The Importance of the Setting
The Foundation sits in Milan within its own particular network and sphere of influence, one that I believe has led to its rather particular perspective upon responsibility and innovation. President Bassetti’s experience in politics, within local, regional and national government, have led to an approach that sees politics playing a fundamental role in both innovation and responsibility.
But it also sits here in the Milan that is made up of artisan workshops, high technology laboratories housed in structures built on land, that in other situations, might be merely used as the garden. A rich history of industrial and domestic design, the production of beauty as a goal. We can see these factors mirrored in the social construction of the Foundation’s particular approach.
The political and governance interests have driven thinking within the foundation to address the issue of responsibility from a leadership and governance perspective, while the influence of family business have led to addressing them from an implementation perspective. For the foundation, innovation is implementation, not discovery. But in innovation, implementation relates to newness, and untried approaches and materials, all of which brings risk, but also writes history.
Innovation brings risk, I am sure we can all agree on that, and so it requires political will if it is to be implemented. As President Bassetti argues, innovation not only requires a surplus of knowledge, but also a surplus of power to implement this knowledge. And as it contains risk, we come across questions of responsibility. Political responsibility.

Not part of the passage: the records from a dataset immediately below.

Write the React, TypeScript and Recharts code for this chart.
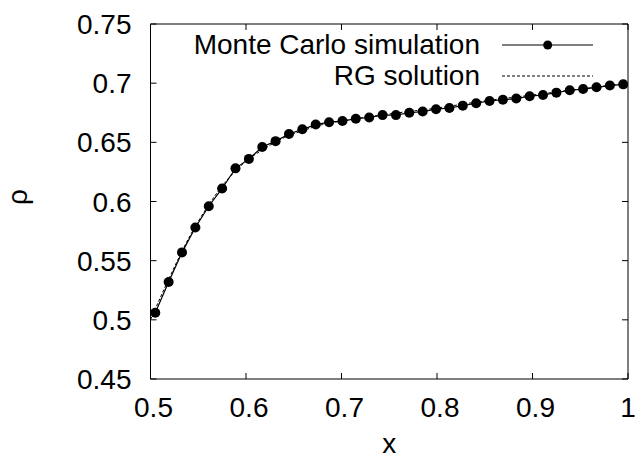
// Monte Carlo vs RG solution, gnuplot-style framed plot with inward ticks.
import { LineChart, Line, XAxis, YAxis, Legend } from "recharts";

const FONT = "'Liberation Sans', Arial, Helvetica, sans-serif";

// Monte Carlo samples
const mcX = [
  0.505, 0.519, 0.533, 0.547, 0.561, 0.575, 0.589, 0.603, 0.617, 0.631, 0.645, 0.659,
  0.673, 0.687, 0.701, 0.715, 0.729, 0.743, 0.757, 0.771, 0.785, 0.799, 0.813, 0.827,
  0.841, 0.855, 0.869, 0.883, 0.897, 0.911, 0.925, 0.939, 0.953, 0.967, 0.981, 0.995,
];
const mcY = [
  0.506, 0.532, 0.557, 0.578, 0.596, 0.611, 0.628, 0.636, 0.646, 0.651, 0.657, 0.661,
  0.665, 0.667, 0.668, 0.670, 0.671, 0.673, 0.673, 0.675, 0.676, 0.678, 0.679, 0.681,
  0.683, 0.685, 0.686, 0.687, 0.689, 0.690, 0.692, 0.694, 0.695, 0.6965, 0.698, 0.699,
];

// RG solution curve
const rgX = [0.5, 0.52, 0.54, 0.56, 0.58, 0.6, 0.62, 0.64, 0.66, 0.68, 0.7, 0.75, 0.8, 0.85, 0.9, 0.95, 1.0];
const rgY = [0.5, 0.536, 0.569, 0.596, 0.618, 0.634, 0.645, 0.654, 0.66, 0.665, 0.668, 0.674, 0.679, 0.685, 0.69, 0.695, 0.7];

const xTicks = [0.5, 0.6, 0.7, 0.8, 0.9, 1];
const yTicks = [0.45, 0.5, 0.55, 0.6, 0.65, 0.7, 0.75];

const mcData = mcX.map((x, i) => ({ x, y: mcY[i] }));
const rgData = rgX.map((x, i) => ({ x, y: rgY[i] }));

const fmt = (v: number) => String(Number(v.toFixed(2)));

function BottomTick({ x, y, payload }: any) {
  // last label sits at the window edge, keep it inside
  const dx = payload.value === 1 ? 0 : 3;
  return (
    <g>
      <line x1={x} y1={y} x2={x} y2={y - 6} stroke="#000" strokeWidth={1} />
      <text x={x + dx} y={y + 38} textAnchor="middle" fontFamily={FONT} fontSize={28} fill="#000">
        {fmt(payload.value)}
      </text>
    </g>
  );
}

function TopTick({ x, y }: any) {
  return <line x1={x} y1={y} x2={x} y2={y + 6} stroke="#000" strokeWidth={1} />;
}

function LeftTick({ x, y, payload }: any) {
  return (
    <g>
      <line x1={x} y1={y} x2={x + 6} y2={y} stroke="#000" strokeWidth={1} />
      <text x={x - 19} y={y + 10} textAnchor="end" fontFamily={FONT} fontSize={28} fill="#000">
        {fmt(payload.value)}
      </text>
    </g>
  );
}

function RightTick({ x, y }: any) {
  return <line x1={x} y1={y} x2={x - 6} y2={y} stroke="#000" strokeWidth={1} />;
}

function LegendBox({ payload }: any) {
  return (
    <div style={{ fontFamily: FONT, fontSize: 28, color: "#000" }}>
      {(payload || []).map((p: any) => {
        const dashed = p.value === "RG solution";
        return (
          <div key={p.value} style={{ display: "flex", alignItems: "center", height: 30.7 }}>
            <span style={{ width: 300, textAlign: "right", lineHeight: "30px", whiteSpace: "nowrap" }}>
              {p.value}
            </span>
            <svg width={113} height={30} style={{ display: "block" }}>
              <line
                x1={22}
                y1={15}
                x2={113}
                y2={15}
                stroke="#000"
                strokeWidth={dashed ? 1 : 1.2}
                strokeDasharray={dashed ? "3 2" : undefined}
              />
              {!dashed && <circle cx={67.7} cy={15} r={4.5} fill="#000" />}
            </svg>
          </div>
        );
      })}
    </div>
  );
}

export default function App() {
  return (
    <div style={{ position: "absolute", left: 0, top: 0, width: 636, height: 460, background: "#fff" }}>
      <LineChart width={636} height={460} margin={{ top: 23, right: 7, bottom: 0, left: 0 }}>
        <XAxis
          xAxisId="b"
          type="number"
          dataKey="x"
          domain={[0.5, 1]}
          ticks={xTicks}
          allowDataOverflow
          height={81}
          stroke="#000"
          tickLine={false}
          tickSize={0}
          tickMargin={0}
          tick={<BottomTick />}
          label={{
            content: () => (
              <text x={389.3} y={453} textAnchor="middle" fontFamily={FONT} fontSize={28} fill="#000">
                x
              </text>
            ),
          }}
        />
        <XAxis
          xAxisId="t"
          orientation="top"
          type="number"
          dataKey="x"
          domain={[0.5, 1]}
          ticks={xTicks}
          allowDataOverflow
          height={1}
          stroke="#000"
          tickLine={false}
          tickSize={0}
          tickMargin={0}
          tick={<TopTick />}
        />
        <YAxis
          yAxisId="l"
          type="number"
          domain={[0.45, 0.75]}
          ticks={yTicks}
          allowDataOverflow
          width={150.5}
          stroke="#000"
          tickLine={false}
          tickSize={0}
          tickMargin={0}
          tick={<LeftTick />}
          label={{
            content: () => (
              <text
                x={0}
                y={0}
                transform="translate(27 197) rotate(-90)"
                textAnchor="middle"
                fontFamily={FONT}
                fontSize={28}
                fill="#000"
              >
                ρ
              </text>
            ),
          }}
        />
        <YAxis
          yAxisId="r"
          orientation="right"
          type="number"
          domain={[0.45, 0.75]}
          ticks={yTicks}
          allowDataOverflow
          width={1}
          stroke="#000"
          tickLine={false}
          tickSize={0}
          tickMargin={0}
          tick={<RightTick />}
        />
        <Legend
          layout="vertical"
          align="center"
          verticalAlign="middle"
          content={<LegendBox />}
          wrapperStyle={{ position: "absolute", top: 30, left: 180, width: 420 }}
        />
        <Line
          name="Monte Carlo simulation"
          data={mcData}
          xAxisId="b"
          yAxisId="l"
          dataKey="y"
          type="linear"
          stroke="#000"
          strokeWidth={1.2}
          dot={{ r: 5, fill: "#000", stroke: "none" }}
          isAnimationActive={false}
        />
        <Line
          name="RG solution"
          data={rgData}
          xAxisId="t"
          yAxisId="r"
          dataKey="y"
          type="monotone"
          stroke="#000"
          strokeWidth={1}
          strokeDasharray="3 2"
          dot={false}
          isAnimationActive={false}
        />
      </LineChart>
    </div>
  );
}
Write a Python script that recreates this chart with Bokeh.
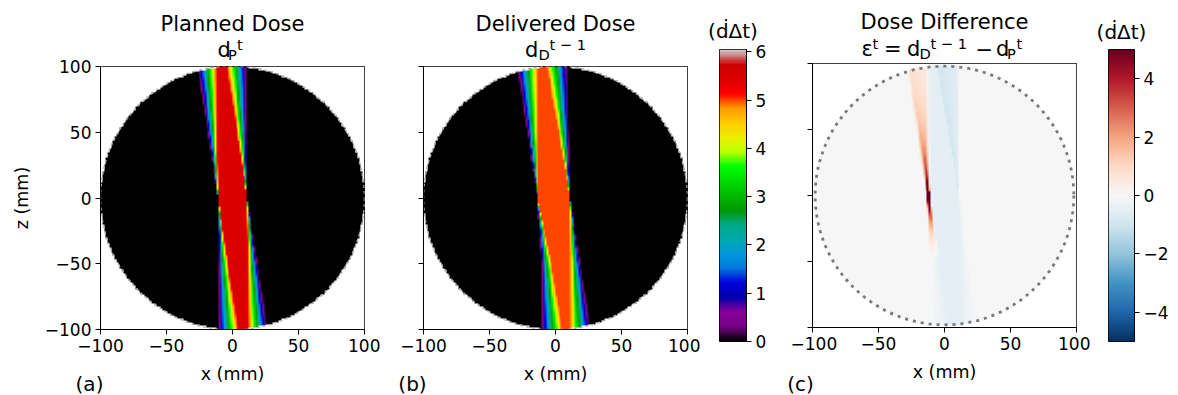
import numpy as np
from bokeh.plotting import figure
from bokeh.models import LinearColorMapper, Range1d, Label, FixedTicker, CustomJSTickFormatter
from bokeh.embed import file_html
from bokeh.resources import INLINE

# ---------------- data ----------------
x_ticks = [-100, -50, 0, 50, 100]
z_ticks = [-100, -50, 0, 50, 100]
dose_cbar_ticks = [0, 1, 2, 3, 4, 5, 6]
diff_cbar_ticks = [-4, -2, 0, 2, 4]
dose_range = [0.0, 6.05]
diff_range = [-5.0, 5.0]
phantom_radius = 100.0
diff_circle_radius = 98.0

# beam (arc) geometry, mm: lateral drift of the beam axis per mm of depth over the arc
beam_slope_range = [-0.16, 0.0]
planned_half_width = [11.0, 11.0]      # left, right edge at z = 0
delivered_half_width = [11.0, 11.0]
delivered_left_extra_z = [-100.0, -50.0, 0.0, 100.0]   # extra left width of the delivered beam
delivered_left_extra_mm = [0.0, 0.0, 2.6, 2.6]
delivered_right_extra_z = [-100.0, 0.0, 100.0]         # change of right width of the delivered beam
delivered_right_extra_mm = [0.0, 0.0, -1.5]
planned_peak = 5.5
delivered_peak = 5.0
grid_cells = 150

# matplotlib colormaps (segment data)
nipy_pos = [i * 0.05 for i in range(21)]
nipy_r = [0, .4667, .5333, 0, 0, 0, 0, 0, 0, 0, 0, 0, 0, .7333, .9333, 1, 1, 1, .8667, .8, .8]
nipy_g = [0, 0, 0, 0, 0, .4667, .6, .6667, .6667, .6, .7333, .8667, 1, 1, .9333, .8, .6, 0, 0, 0, .8]
nipy_b = [0, .5333, .6, .6667, .8667, .8667, .8667, .6667, .5333, 0, 0, 0, 0, 0, 0, 0, 0, 0, 0, 0, .8]
rdbu_r_hex = ['#053061', '#2166ac', '#4393c3', '#92c5de', '#d1e5f0', '#f7f7f7',
              '#fddbc7', '#f4a582', '#d6604d', '#b2182b', '#67001f']


def make_palette(pos, r, g, b, n=256):
    t = np.linspace(0, 1, n)
    rr = np.interp(t, pos, r); gg = np.interp(t, pos, g); bb = np.interp(t, pos, b)
    return ["#%02x%02x%02x" % (int(round(a * 255)), int(round(c * 255)), int(round(d * 255)))
            for a, c, d in zip(rr, gg, bb)]


nipy_pal = make_palette(nipy_pos, nipy_r, nipy_g, nipy_b)
rb = [[int(h[i:i + 2], 16) / 255 for i in (1, 3, 5)] for h in rdbu_r_hex]
rdbu_pal = make_palette(np.linspace(0, 1, 11), [c[0] for c in rb], [c[1] for c in rb], [c[2] for c in rb])

# ---------------- dose fields ----------------
step = 200.0 / grid_cells
centers = -100 + step * (np.arange(grid_cells) + 0.5)
X, Z = np.meshgrid(centers, centers)
R = np.hypot(X, Z)
slopes = np.linspace(beam_slope_range[0], beam_slope_range[1], 321)


def coverage(wl, wr):
    acc = np.zeros_like(X)
    for s in slopes:
        d = X - Z * s
        acc += ((d >= -wl) & (d <= wr))
    return acc / len(slopes)


planned = planned_peak * coverage(planned_half_width[0], planned_half_width[1])
wl_del = delivered_half_width[0] + np.interp(Z, delivered_left_extra_z, delivered_left_extra_mm)
wr_del = delivered_half_width[1] + np.interp(Z, delivered_right_extra_z, delivered_right_extra_mm)
delivered = delivered_peak * coverage(wl_del, wr_del)
difference = delivered - planned

planned_img = np.where(R <= phantom_radius, planned, np.nan)
delivered_img = np.where(R <= phantom_radius, delivered, np.nan)
difference_img = np.where(R <= diff_circle_radius + 1, difference, np.nan)

dose_mapper = LinearColorMapper(palette=nipy_pal, low=dose_range[0], high=dose_range[1], nan_color="white")
diff_mapper = LinearColorMapper(palette=rdbu_pal, low=diff_range[0], high=diff_range[1], nan_color="white")

FONT = "DejaVu Sans"
minus_fmt = CustomJSTickFormatter(code="return (tick < 0 ? '\u2212' : '') + Math.abs(tick).toString();")
blank_fmt = CustomJSTickFormatter(code="return '';")


def style_axis(ax, ticks, labels=True):
    ax.ticker = FixedTicker(ticks=ticks)
    ax.minor_tick_line_color = None
    ax.major_tick_out = 5
    ax.major_tick_in = 0
    ax.major_tick_line_color = "black"
    ax.axis_line_color = "black"
    ax.major_label_text_font = FONT
    ax.major_label_text_font_size = "17px"
    ax.major_label_text_color = "black"
    ax.major_label_standoff = 4
    ax.axis_label_text_font = FONT
    ax.axis_label_text_font_size = "17.5px"
    ax.axis_label_text_font_style = "normal"
    ax.axis_label_text_color = "black"
    ax.formatter = minus_fmt if labels else blank_fmt


def make_fig(g, xr, yr, **kw):
    p = figure(width=g["bl"] + g["fw"] + g["br"], height=g["bt"] + g["fh"] + g["bb"],
               frame_width=g["fw"], frame_height=g["fh"],
               min_border_left=g["bl"], min_border_right=g["br"],
               min_border_top=g["bt"], min_border_bottom=g["bb"],
               x_range=Range1d(*xr), y_range=Range1d(*yr),
               output_backend="svg", toolbar_location=None, **kw)
    p.grid.visible = False
    p.outline_line_color = "black"
    p.outline_line_width = 1
    p.background_fill_color = "white"
    p.border_fill_color = "white"
    p.styles = {"position": "absolute", "left": f"{g['x0']}px", "top": "0px"}
    return p


# ---------- panel (a) ----------
gA = dict(x0=0, bl=100, fw=264, br=16, bt=66, fh=263, bb=66)
pA = make_fig(gA, (-100, 100), (-100, 100))
pA.image(image=[planned_img], x=-100, y=-100, dw=200, dh=200, color_mapper=dose_mapper)
pA.circle(x=[0], y=[0], radius=phantom_radius, fill_color=None, line_color="#b4b4b4",
          line_width=1.5, line_dash="3 3")
style_axis(pA.xaxis[0], x_ticks)
style_axis(pA.yaxis[0], z_ticks)
pA.xaxis.axis_label = "x (mm)"
pA.yaxis.axis_label = "z (mm)"
pA.xaxis.axis_label_standoff = 9
pA.yaxis.axis_label_standoff = 10

# ---------- panel (b) ----------
gB = dict(x0=380, bl=43, fw=264, br=13, bt=66, fh=263, bb=66)
pB = make_fig(gB, (-100, 100), (-100, 100))
pB.image(image=[delivered_img], x=-100, y=-100, dw=200, dh=200, color_mapper=dose_mapper)
pB.circle(x=[0], y=[0], radius=phantom_radius, fill_color=None, line_color="#b4b4b4",
          line_width=1.5, line_dash="3 3")
style_axis(pB.xaxis[0], x_ticks)
style_axis(pB.yaxis[0], z_ticks, labels=False)
pB.xaxis.axis_label = "x (mm)"
pB.xaxis.axis_label_standoff = 9

# ---------- colorbar (a/b) ----------
gC1 = dict(x0=700, bl=19, fw=27, br=44, bt=49, fh=292, bb=54)
pC1 = make_fig(gC1, (0, 1), (dose_range[0], dose_range[1]), x_axis_location=None, y_axis_location="right")
pC1.image(image=[np.linspace(dose_range[0], dose_range[1], 256)[:, None]], x=0, y=dose_range[0],
          dw=1, dh=dose_range[1] - dose_range[0], color_mapper=dose_mapper)
style_axis(pC1.yaxis[0], dose_cbar_ticks)

# ---------- panel (c) ----------
gC = dict(x0=790, bl=22, fw=264, br=14, bt=63, fh=264, bb=68)
pC = make_fig(gC, (-100, 100), (-100, 100))
pC.image(image=[difference_img], x=-100, y=-100, dw=200, dh=200, color_mapper=diff_mapper)
pC.circle(x=[0], y=[0], radius=diff_circle_radius, fill_color=None, line_color="#7a7a7a",
          line_width=2.8, line_dash="3 5")
style_axis(pC.xaxis[0], x_ticks)
style_axis(pC.yaxis[0], z_ticks, labels=False)
pC.xaxis.axis_label = "x (mm)"
pC.xaxis.axis_label_standoff = 9

# ---------- colorbar (c) ----------
gC2 = dict(x0=1090, bl=18, fw=26, br=44, bt=49, fh=292, bb=54)
pC2 = make_fig(gC2, (0, 1), (diff_range[0], diff_range[1]), x_axis_location=None, y_axis_location="right")
pC2.image(image=[np.linspace(diff_range[0], diff_range[1], 256)[:, None]], x=0, y=diff_range[0],
          dw=1, dh=diff_range[1] - diff_range[0], color_mapper=diff_mapper)
style_axis(pC2.yaxis[0], diff_cbar_ticks)

# ---------- transparent overlay carrying titles and panel letters ----------
ov = figure(width=1178, height=395, frame_width=1178, frame_height=395,
            min_border_left=0, min_border_right=0, min_border_top=0, min_border_bottom=0,
            x_range=Range1d(0, 1178), y_range=Range1d(395, 0),
            x_axis_location=None, y_axis_location=None, title_location=None,
            output_backend="svg", toolbar_location=None)
ov.grid.visible = False
ov.outline_line_color = None
ov.background_fill_color = None
ov.border_fill_color = None
ov.styles = {"position": "absolute", "left": "0px", "top": "0px"}

BIG, SMALL = 21, 14.6


def lab(text, px, py, size, align="left"):
    # py is the wanted alphabetic baseline; Bokeh places the text box bottom there
    ov.add_layout(Label(x=px, y=py - 0.236 * size, text=text, text_font=FONT,
                        text_font_size=f"{size}px", text_align=align,
                        text_baseline="alphabetic", text_color="black"))


lab("Planned Dose", 232, 28, BIG, "center")
lab("d", 217, 54, BIG)
lab("P", 227.5, 57.5, SMALL)
lab("t", 236.5, 47, SMALL)
lab("(a)", 89, 388, 20, "center")

lab("Delivered Dose", 555, 28, BIG, "center")
lab("d", 524.5, 54, BIG)
lab("D", 538, 57.5, SMALL)
lab("t \u2212 1", 549, 47, SMALL)
lab("(b)", 412, 388, 20, "center")

lab("(\u1e0b\u0394t)", 732.5, 35, 20, "center")

lab("Dose Difference", 944, 26, BIG, "center")
lab("\u03b5", 861, 53, BIG)
lab("t", 872, 46, SMALL)
lab("=", 883.5, 53, BIG)
lab("d", 906.5, 53, BIG)
lab("D", 919, 56.5, SMALL)
lab("t \u2212 1", 930, 46, SMALL)
lab("\u2212", 975, 53, BIG)
lab("d", 995.5, 53, BIG)
lab("P", 1006.5, 56.5, SMALL)
lab("t", 1016, 46, SMALL)
lab("(c)", 800, 388, 20, "center")

lab("(\u1e0b\u0394t)", 1121, 36, 20, "center")

open("out.html", "w").write(file_html([pA, pB, pC1, pC, pC2, ov], INLINE))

From reading the newly published interview with President Bassetti in the International Handbook, I come to the following understanding: For the Bassetti Foundation, responsibility is impact on history. The role of politics is to define the space for responsibility while making history.
Still focusing on the Foundation approach, but moving away from politics, we also find the influence of the Milan family business work ethic, of design, Leonardo, la Botega, and the role of what we might call functional beauty.
A Place for Beauty
In an interview Bassetti once stated that ‘something that is beautiful cannot be irresponsible’. But such a statement requires some investigation. That seems to depend on what you would call beauty.
One of the aspects of the EU interpretation of how RI could be implemented rests upon project aims, sometimes described as working towards a mission. Within any broad and multifaceted mission, goals and parameters should be responsible, the methods responsible, and they should all work towards addressing pressing European issues. The mission aims are value-laden, these values implimented in fields such as environmental protection, healthy ageing and public welfare. But beauty is missing.
In an artisan setting beauty can also be a driving force however, but in order to understand how this relates to responsibility, we might have to think about how beauty is ascribed.
In a small workshop of skilled practitioners (in any field of production), decisions about the work or production processes are taken every day. Those working within the process share a social relationship within the workplace, but they also share a relationship of responsibility to the process.
We might imagine that experts share their skills, but also their opinions and philosophies during the development of projects, a distillation of which is then put into place during the production process.
From the start of the project (concept and design) to its final completion (the production of something), constant discussion has steered the process. A language has developed. Goals have been understood and shared.
A product. A piece of art. A robotic machine, an arco lamp, a supply chain, is it a piece of beauty that could justify Bassetti’s statement?
If we could see beauty as derived from a shared understanding of the process, then YES, his statement holds.
In a small workplace, skilled workers experience the learning process through immersion. The experience of working within a workplace allows them not only to learn the techniques necessary, but to also learn and share the reasoning behind the choices made during the process. These things are learned through practice, through participation, through living the workplace. It is non-documented tacit knowledge about how to approach work. The choices after all are not only material. They are value choices, their reasoning shared and understood.
Participants learn which material and value choices have to be made, and how the issues raised are resolved. They judge the correctness of their assumptions and answers. Were they fully justified? Were all the necessary questions asked? These are questions of responsibility.
Once the product is finished, they look at it together. They have a skilled vision, an insider view, they can see the process, its choices, its reasoning, the personal beliefs that went into these choices. They see not only the aesthetic beauty (if it is aesthetically beautiful), but they see the functional beauty of the choices that went into the process, the poetry, the philosophy, the skills, the reasoning.
And if it is flawless, within their capabilities and given all of the economic and time constraints, then it is beautiful. And this beauty, this shared understanding built through experience, could be seen as responsible. It is shared responsibility to the process.
After all, it’s either beautiful or it’s not. There is no grey area. Could that be an explanation for President Bassetti’s assertion?
The Role of the Network
If my argument holds, that the process is socially constructed in situ, through every day relationships, we must be able to see the same process at work here, driving the Foundation’s thinking and approach, steered through conversation within and through its network. If so all of those who participate influence it.
The Foundation approach and aims regarding the promotion of responsibility in innovation share a lot in common with my fellow Handbook Editor René von Schomberg’s ideas. The need to critique innovation as a good in itself, to address structural problems in how science is promoted, funded and evaluated, the shortfalls of a system that tends to use financial gain as a factor in research design, and the shared conviction that there could be other aims and goals.
The need for a radical rethinking.
The handbook that I was so privileged to work on, amply demonstrates the convergencies that many of us in our network have helped to guide. Several of the authors have visited the Foundation over the last 25 years, David Guston, Sally Randles and Bryan Wynne have all made multiple presentations here, as has René himself, our colleagues from AIRI in Rome are long time co-combatants, Erik Fisher, editor of the Journal of Responsible Innovation with whom we share an Editorial Board, Jack Stilgoe, and the many members of the Virtual Institute for Responsible Innovation, of which we are a Founding Institutional Member.
Details of all of these developments are freely available on this website, in the freely accessible archive in which all of us reading this post today can take our own place. Welcome.